━━━ Recorded information ━━━

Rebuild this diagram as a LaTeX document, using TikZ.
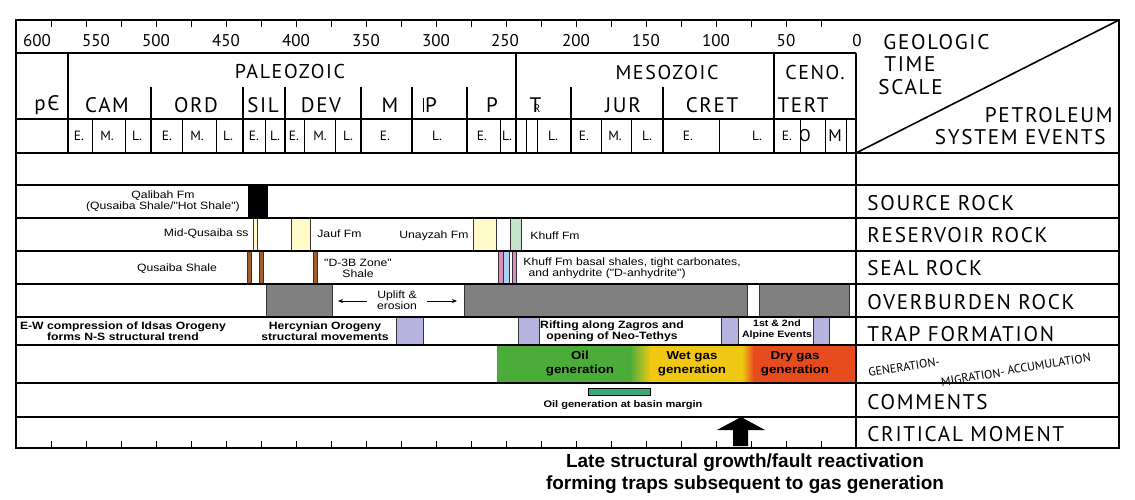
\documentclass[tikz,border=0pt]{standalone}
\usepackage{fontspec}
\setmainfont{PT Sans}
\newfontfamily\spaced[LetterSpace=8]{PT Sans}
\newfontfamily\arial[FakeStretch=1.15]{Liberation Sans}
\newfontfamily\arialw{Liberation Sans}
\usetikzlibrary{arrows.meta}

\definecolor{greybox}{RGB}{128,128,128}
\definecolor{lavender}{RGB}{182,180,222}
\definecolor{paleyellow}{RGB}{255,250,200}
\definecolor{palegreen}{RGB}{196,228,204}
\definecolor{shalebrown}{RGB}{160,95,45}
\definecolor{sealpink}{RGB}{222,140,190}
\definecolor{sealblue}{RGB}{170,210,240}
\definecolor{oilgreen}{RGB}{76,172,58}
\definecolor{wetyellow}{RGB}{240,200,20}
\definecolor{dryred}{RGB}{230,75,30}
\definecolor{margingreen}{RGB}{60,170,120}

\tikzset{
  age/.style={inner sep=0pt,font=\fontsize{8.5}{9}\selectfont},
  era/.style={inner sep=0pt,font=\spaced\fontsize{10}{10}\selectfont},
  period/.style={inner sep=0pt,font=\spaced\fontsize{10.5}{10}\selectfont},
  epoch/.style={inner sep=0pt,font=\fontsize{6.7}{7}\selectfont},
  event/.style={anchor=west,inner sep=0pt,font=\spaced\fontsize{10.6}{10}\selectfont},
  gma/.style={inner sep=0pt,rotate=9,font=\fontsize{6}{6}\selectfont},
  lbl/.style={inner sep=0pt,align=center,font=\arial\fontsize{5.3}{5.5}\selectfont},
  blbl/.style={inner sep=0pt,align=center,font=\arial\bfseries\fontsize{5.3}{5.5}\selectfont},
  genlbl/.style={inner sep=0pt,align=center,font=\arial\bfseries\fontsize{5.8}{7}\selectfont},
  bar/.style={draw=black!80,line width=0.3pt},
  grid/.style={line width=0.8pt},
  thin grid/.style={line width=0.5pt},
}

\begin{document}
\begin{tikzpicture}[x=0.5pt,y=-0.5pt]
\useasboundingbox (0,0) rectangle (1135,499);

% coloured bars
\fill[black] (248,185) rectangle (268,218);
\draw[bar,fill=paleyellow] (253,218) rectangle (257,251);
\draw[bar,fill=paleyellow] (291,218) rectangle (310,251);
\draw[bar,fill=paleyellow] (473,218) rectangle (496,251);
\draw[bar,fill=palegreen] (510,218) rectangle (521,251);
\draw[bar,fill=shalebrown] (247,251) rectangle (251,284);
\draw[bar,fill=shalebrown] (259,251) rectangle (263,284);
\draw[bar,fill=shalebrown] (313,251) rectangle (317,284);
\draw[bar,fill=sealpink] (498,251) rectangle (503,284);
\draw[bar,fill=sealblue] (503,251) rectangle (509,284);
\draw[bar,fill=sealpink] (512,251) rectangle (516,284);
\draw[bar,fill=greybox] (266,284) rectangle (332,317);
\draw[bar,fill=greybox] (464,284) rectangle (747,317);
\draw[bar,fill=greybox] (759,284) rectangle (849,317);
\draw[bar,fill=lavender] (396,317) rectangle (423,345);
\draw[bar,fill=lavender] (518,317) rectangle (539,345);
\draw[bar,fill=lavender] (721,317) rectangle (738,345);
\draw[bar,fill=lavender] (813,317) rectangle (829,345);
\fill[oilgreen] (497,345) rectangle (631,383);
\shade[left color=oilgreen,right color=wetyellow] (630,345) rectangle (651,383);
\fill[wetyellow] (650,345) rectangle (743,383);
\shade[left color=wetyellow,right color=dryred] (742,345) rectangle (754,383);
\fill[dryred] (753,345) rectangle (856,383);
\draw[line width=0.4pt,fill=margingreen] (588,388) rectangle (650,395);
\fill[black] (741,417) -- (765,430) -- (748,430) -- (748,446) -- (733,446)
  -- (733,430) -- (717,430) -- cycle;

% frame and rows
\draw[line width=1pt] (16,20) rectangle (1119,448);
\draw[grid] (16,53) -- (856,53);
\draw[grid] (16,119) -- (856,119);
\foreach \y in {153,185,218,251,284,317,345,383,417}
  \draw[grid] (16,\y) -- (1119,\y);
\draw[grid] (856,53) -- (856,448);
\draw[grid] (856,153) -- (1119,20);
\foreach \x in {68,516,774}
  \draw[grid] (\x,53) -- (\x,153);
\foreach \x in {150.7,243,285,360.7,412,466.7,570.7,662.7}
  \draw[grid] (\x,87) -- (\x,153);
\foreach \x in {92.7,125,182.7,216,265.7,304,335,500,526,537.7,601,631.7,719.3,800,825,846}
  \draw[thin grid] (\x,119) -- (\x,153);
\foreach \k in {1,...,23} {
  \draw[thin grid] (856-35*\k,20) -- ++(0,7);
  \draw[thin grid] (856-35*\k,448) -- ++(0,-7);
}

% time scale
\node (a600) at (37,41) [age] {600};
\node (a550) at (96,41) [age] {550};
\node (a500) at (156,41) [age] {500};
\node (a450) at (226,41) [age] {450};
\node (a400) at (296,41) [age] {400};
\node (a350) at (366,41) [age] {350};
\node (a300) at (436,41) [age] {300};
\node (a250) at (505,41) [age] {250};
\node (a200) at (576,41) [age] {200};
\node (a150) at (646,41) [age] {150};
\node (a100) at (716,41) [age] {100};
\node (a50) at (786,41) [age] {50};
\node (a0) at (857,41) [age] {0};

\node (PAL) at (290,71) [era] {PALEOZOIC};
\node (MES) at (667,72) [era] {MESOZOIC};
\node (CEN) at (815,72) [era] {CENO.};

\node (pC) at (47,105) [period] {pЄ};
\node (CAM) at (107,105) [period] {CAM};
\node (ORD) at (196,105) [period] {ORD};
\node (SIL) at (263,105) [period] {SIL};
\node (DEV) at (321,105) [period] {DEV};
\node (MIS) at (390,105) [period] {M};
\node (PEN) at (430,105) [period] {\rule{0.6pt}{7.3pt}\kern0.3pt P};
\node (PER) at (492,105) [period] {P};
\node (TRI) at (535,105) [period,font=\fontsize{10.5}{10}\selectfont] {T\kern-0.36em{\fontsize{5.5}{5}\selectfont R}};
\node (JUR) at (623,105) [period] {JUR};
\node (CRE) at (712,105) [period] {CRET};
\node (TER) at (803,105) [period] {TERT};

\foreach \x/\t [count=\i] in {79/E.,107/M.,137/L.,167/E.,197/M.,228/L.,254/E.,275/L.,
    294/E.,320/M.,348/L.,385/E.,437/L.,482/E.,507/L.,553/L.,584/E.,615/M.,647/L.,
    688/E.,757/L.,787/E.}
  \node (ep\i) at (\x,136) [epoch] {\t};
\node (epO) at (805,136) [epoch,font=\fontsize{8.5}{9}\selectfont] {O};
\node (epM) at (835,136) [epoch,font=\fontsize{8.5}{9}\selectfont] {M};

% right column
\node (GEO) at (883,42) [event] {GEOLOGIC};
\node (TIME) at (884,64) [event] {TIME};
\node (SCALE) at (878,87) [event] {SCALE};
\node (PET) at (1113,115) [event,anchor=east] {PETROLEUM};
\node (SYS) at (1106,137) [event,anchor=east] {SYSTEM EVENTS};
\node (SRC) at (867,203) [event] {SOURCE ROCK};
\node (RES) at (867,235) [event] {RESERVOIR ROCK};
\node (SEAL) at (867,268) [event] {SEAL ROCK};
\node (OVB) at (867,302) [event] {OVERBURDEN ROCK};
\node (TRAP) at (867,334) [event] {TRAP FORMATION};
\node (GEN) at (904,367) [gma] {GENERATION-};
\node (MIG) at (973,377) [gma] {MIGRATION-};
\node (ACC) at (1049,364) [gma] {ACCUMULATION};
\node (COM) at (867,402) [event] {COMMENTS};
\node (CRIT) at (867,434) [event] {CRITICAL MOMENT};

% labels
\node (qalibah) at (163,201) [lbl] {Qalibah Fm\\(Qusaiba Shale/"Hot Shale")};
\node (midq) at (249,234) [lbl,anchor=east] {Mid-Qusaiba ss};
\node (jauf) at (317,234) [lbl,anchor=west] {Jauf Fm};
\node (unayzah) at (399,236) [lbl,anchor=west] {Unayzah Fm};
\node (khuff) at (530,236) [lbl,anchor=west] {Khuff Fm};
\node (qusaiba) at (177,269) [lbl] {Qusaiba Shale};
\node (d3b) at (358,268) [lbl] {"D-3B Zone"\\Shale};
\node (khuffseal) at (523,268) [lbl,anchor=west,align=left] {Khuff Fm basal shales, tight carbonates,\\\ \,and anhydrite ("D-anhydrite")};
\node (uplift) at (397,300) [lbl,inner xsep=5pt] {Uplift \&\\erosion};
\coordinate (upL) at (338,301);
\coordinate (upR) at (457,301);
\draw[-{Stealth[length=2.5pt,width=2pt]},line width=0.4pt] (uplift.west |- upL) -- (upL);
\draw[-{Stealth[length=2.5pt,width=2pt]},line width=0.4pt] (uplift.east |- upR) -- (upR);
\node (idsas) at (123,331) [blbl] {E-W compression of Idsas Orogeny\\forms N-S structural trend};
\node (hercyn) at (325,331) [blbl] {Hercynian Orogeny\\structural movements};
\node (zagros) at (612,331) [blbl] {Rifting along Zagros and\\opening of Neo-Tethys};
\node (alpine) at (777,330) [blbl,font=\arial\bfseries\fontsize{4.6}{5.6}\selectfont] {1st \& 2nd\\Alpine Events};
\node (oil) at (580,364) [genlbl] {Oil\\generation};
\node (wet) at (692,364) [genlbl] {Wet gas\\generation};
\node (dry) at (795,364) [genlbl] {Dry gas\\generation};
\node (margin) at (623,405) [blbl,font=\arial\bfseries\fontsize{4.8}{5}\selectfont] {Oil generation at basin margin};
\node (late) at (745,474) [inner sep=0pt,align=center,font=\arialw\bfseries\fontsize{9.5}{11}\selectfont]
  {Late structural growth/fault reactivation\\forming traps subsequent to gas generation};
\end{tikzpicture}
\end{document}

━━━

● **Stated goal**:
Your task is to restate word for word the lines from the top of the data to the line containing "(0,0) rectangle (1135,499);", both ends included, with every picture left out.

● **Written reply**:
Rebuild this diagram as a LaTeX document, using TikZ.
\documentclass[tikz,border=0pt]{standalone}
\usepackage{fontspec}
\setmainfont{PT Sans}
\newfontfamily\spaced[LetterSpace=8]{PT Sans}
\newfontfamily\arial[FakeStretch=1.15]{Liberation Sans}
\newfontfamily\arialw{Liberation Sans}
\usetikzlibrary{arrows.meta}

\definecolor{greybox}{RGB}{128,128,128}
\definecolor{lavender}{RGB}{182,180,222}
\definecolor{paleyellow}{RGB}{255,250,200}
\definecolor{palegreen}{RGB}{196,228,204}
\definecolor{shalebrown}{RGB}{160,95,45}
\definecolor{sealpink}{RGB}{222,140,190}
\definecolor{sealblue}{RGB}{170,210,240}
\definecolor{oilgreen}{RGB}{76,172,58}
\definecolor{wetyellow}{RGB}{240,200,20}
\definecolor{dryred}{RGB}{230,75,30}
\definecolor{margingreen}{RGB}{60,170,120}

\tikzset{
  age/.style={inner sep=0pt,font=\fontsize{8.5}{9}\selectfont},
  era/.style={inner sep=0pt,font=\spaced\fontsize{10}{10}\selectfont},
  period/.style={inner sep=0pt,font=\spaced\fontsize{10.5}{10}\selectfont},
  epoch/.style={inner sep=0pt,font=\fontsize{6.7}{7}\selectfont},
  event/.style={anchor=west,inner sep=0pt,font=\spaced\fontsize{10.6}{10}\selectfont},
  gma/.style={inner sep=0pt,rotate=9,font=\fontsize{6}{6}\selectfont},
  lbl/.style={inner sep=0pt,align=center,font=\arial\fontsize{5.3}{5.5}\selectfont},
  blbl/.style={inner sep=0pt,align=center,font=\arial\bfseries\fontsize{5.3}{5.5}\selectfont},
  genlbl/.style={inner sep=0pt,align=center,font=\arial\bfseries\fontsize{5.8}{7}\selectfont},
  bar/.style={draw=black!80,line width=0.3pt},
  grid/.style={line width=0.8pt},
  thin grid/.style={line width=0.5pt},
}

\begin{document}
\begin{tikzpicture}[x=0.5pt,y=-0.5pt]
\useasboundingbox (0,0) rectangle (1135,499);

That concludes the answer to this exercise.